I’ve discovered that when you’re writing a book, you lose some of the filters you’ve set up against the world. Words, sentences, ideas, thoughts, feelings, colors, moods, the weather, and the shit your Dad says all strike you as inspiring or instructional or something you should steal. These words, sentences, etc. can come from anywhere.

It’s no secret that I love trains. The characters in my novel work on trains, ride trains, try not to get run down by trains, would enjoy consensual sex on trains. I was reading the latest newsletter from Lance Mindheim, the man to go to if you want to hire a craftsman to build your model railroad, when I found this gem:

At some point, there will be folks who want to transition from casual recreationalists to modelers. Doing so entails moving out of your comfort zone and learning how to use new tools and new techniques. The techniques are usually pretty simple. The moving out of your comfort zone? It’s a lifelong roadblock for many.

Mindheim was talking about using an airbrush (“Using an airbrush isn’t like running a nuclear power plant. You push a button, and paint comes out.”), a barrier that forever restricts casual recreationalists to paint brushes and rattle cans. But I immediately thought of my career as a writer.

My comfort zone was writing short fiction. Novel-writing was my airbrush. I had to break out of that zone to write a novel. It was indeed a roadblock, and that roadblock stood fast for a long time. Mindheim described it more succinctly that I could.

One thing writers don’t have to worry about but modelers do is using too heavy a touch when painting or weathering your work. One coat too dark and you are screwed. But in writing, we can counteract too heavy a touch with two handy inventions: the backspace key and your editor.

“Have fun!” Mindheim concludes. It is fun. It’s too good to miss.

Word count: 73,548.

I’m done.

I began writing this book in the window of Common Grounds Coffeehouse in Portland, Oregon, and finished writing it on a late-summer afternoon, under the enormous Oriental plane tree outside the FireHouse Arts & Events Center in Bellingham, Washington.

Between “Once upon a time” and “The End,” I wrote in the basement of our Portland home and on the top floor of our Bellingham home. I wrote in many more coffee shops, where I mostly enjoyed the music. I wrote at the Clark County Public Library in Vancouver, Washington, with its glass face, astounding sunsets from the fifth-floor terrace, and its pleasant and good-looking librarians. I wrote in the lobby of our car dealer while our car was being looked after, and in the waiting rooms of doctors and dentists, where the music can only be endured.

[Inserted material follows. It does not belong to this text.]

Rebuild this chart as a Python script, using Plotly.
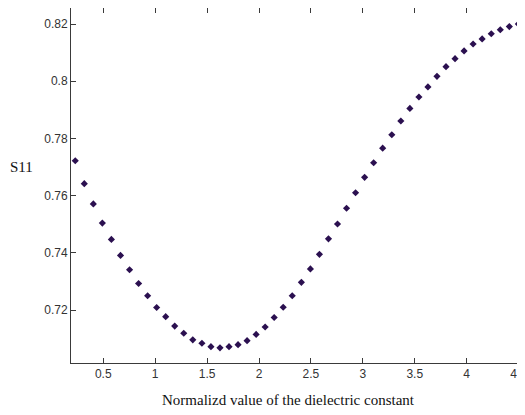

Now all I have to do is read this damn thing.

The kind we grow here.

Scoreboard update

As I write this, I have published four stories in four years. How have I maintained this blistering pace? When the railroad was invented in the 1830s, scientists were concerned that women were too delicate to travel so quickly. A forward velocity of 20 miles per hour would surely make a woman’s head explode, whereas we now know their heads explode because of Donald Trump.

I was paid well by today’s standards for all four stories. That’s a miracle here in the 21st century, when writers are so often compensated with likes, hearts, clicks, and “exposure” (that thing you die from). I remember Harlan Ellison hollering “Pay the writer!” in a documentary about his life. “Are you paying your printer? Your webmaster? Your artist? Pay the writer!”

Two of my stories featured women and three featured people in middle age (another miracle, given that most editors graduated from college about a week ago). Two are behind a paywall. My topics included chess, trains, sex, family, marriage, and baseball. All the major food groups. They were all fun to write, though the one I wrote based on my parents came close to killing me.

I find it interesting—to me, anyway—that I’m finding homes for these stories after I decided not to write more short stories. I swore an oath to the head of my order to write novels from now on.

That brings me to my first novel and my first draft, which today hit 52,300 words. I ended last week with 51,920 words. 380 words in one week? That’s barely more than 50 words per day. That’s how things go in the first draft, I suppose. Sometimes the words flow and sometimes I have a lot to think about. Anyone watching me would commit suicide to escape the boredom.

I’d like to finish my first draft by the end of June. How long will my draft be? My guess is 65,000 words. That means I have 12,700 words to write, or 2,546 words per week, or 363 words per day. That’s just a long email…if you know where you’re going.

I’ve been writing 10,000 words per month since December, so I’m confident I can do this. 10,000 words per month, or 120,000 words per year, isn’t much. Barry Malzberg, at the height of his career, claimed to be writing a million words per year. I imagine that Ray Bradbury, Norah Roberts, Danielle Steele, Stephen King, Dean R. Koontz, Robert Silverberg, and several others, in their prime, hit one million per year. They are out of my league. My current pace will get me where I want to go, and without my head exploding.

Lucky and Tango rest after a some major deconstruction in my archives.